That’s what this exchange in today’s WaPo chat sounds like:
Kensington, Md.: Am I the only one who finds it irritating and childish when the media (and the public) assigns credit or blame to a president for the outcome of a small-scale touch-and-go military operation on the other side of the world? I’m a huge Obama supporter, but he is no more a hero because the waves held steady as our Navy sharpshooter took his aim than Jimmy Carter was a goat because an unexpected sandstorm jammed the helicopter engines during the 1980 hostage rescue mission. Does the media truly have no idea how irrational (and unrealistic) this hero/goat assignment practice is?

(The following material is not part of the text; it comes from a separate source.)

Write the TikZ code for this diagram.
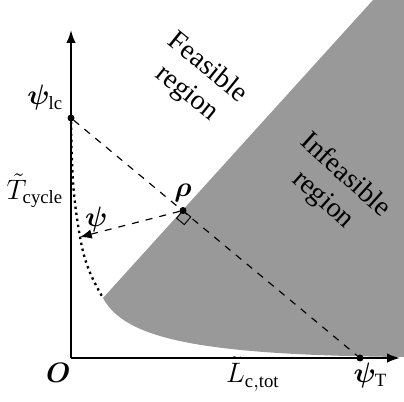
\documentclass[tikz,border=0pt]{standalone}
\usepackage{fontspec}
\setmainfont{Liberation Serif}
\usepackage{amsmath}
\usepackage{bm}
\usetikzlibrary{arrows.meta}
\definecolor{infgray}{RGB}{153,153,153}
\begin{document}
\begin{tikzpicture}[x=0.015cm,y=0.015cm,font=\large,
    every label/.style={inner sep=2pt},
    dot/.style={inner sep=0.9pt,circle,draw,fill},
    axis/.style={line width=0.8pt,-{Latex[length=5.5pt,width=4pt]}}]
   \useasboundingbox (0,0) rectangle (404,401);
   \fill[infgray] (373,401) -- (404,401) -- (404,44)
      .. controls (200,46) and (125,62) .. (103,103) -- cycle;
   \coordinate[label={[xshift=2pt]below left:$\bm{O}$}] (O) at (71,43);
   \coordinate (xend) at (400,43);
   \coordinate (yend) at (71,371);
   \draw[axis] (O) -- (xend);
   \draw[axis] (O) -- (yend);
   \node[dot,label={above left:$\bm{\psi}_{\mathrm{lc}}$}] (lc) at (71,283) {};
   \node[dot,label={above:$\bm{\rho}$}] (rho) at (183,190.5) {};
   \node[dot,label={[label distance=-1.5pt,xshift=4.5pt]below:$\bm{\psi}_{\mathrm{T}}$}] (psiT) at (360,43) {};
   \coordinate[label={above right:$\bm{\psi}$}] (psi) at (80,164);
   \coordinate (tip) at (103,103);
   \draw[dashed,line width=0.5pt] (lc) -- (psiT);
   \draw[dashed,line width=0.5pt,-{Latex[length=5pt,width=4pt]}] (rho) -- (psi);
   \draw[line width=1pt,dash pattern=on 1pt off 1.6pt]
      (lc) to[out=-89,in=100] (psi) to[out=-80,in=120] (tip);
   \draw[shift={(rho)},rotate=-39.7] (0,0) -- (10,0) -- (10,-10) -- (0,-10) -- cycle;
   \node[rotate=-39,align=center] (feas) at (197,320) {Feasible\\region};
   \node[rotate=-42,align=center] (infeas) at (334,213) {Infeasible\\region};
   \node (tlab) at (35,210) {$\tilde{T}_{\mathrm{cycle}}$};
   \node (llab) at (253,27) {$\tilde{L}_{\mathrm{c,tot}}$};
\end{tikzpicture}
\end{document}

Michael A. Fletcher: No comment there. But it is our common practice. Think of the instant analysis after political debates about who “won.” Remember Al Gore’s eye roll? What did that have to with the substance of his answers? But did it say somehting about his personality? Rightly or wrongly, these incidents often come to define presidents, and I don’t think it is just because of the media coverage. It probably speaks to the few windows we get into their decision making. In this case, Obama could have said we’re not going to do something that risky. Or he could have done what he did–I think that says something, even if it doesn’t say as much as we often make it out to.
Until this begins to change, our political system is largely screwed. Leaders are now judged, at best, by random events over which they have little control, and, at worst, by Villagers’ sad attempts at psychoanalysis. Bush managed to transcend that through the magnitude of his incompetence, but, even then, it took the Village until 2005 to realize it, so wowed were they by the straight talk and the flight suit and what not.
Maybe some day that will change. But I’m not optimistic.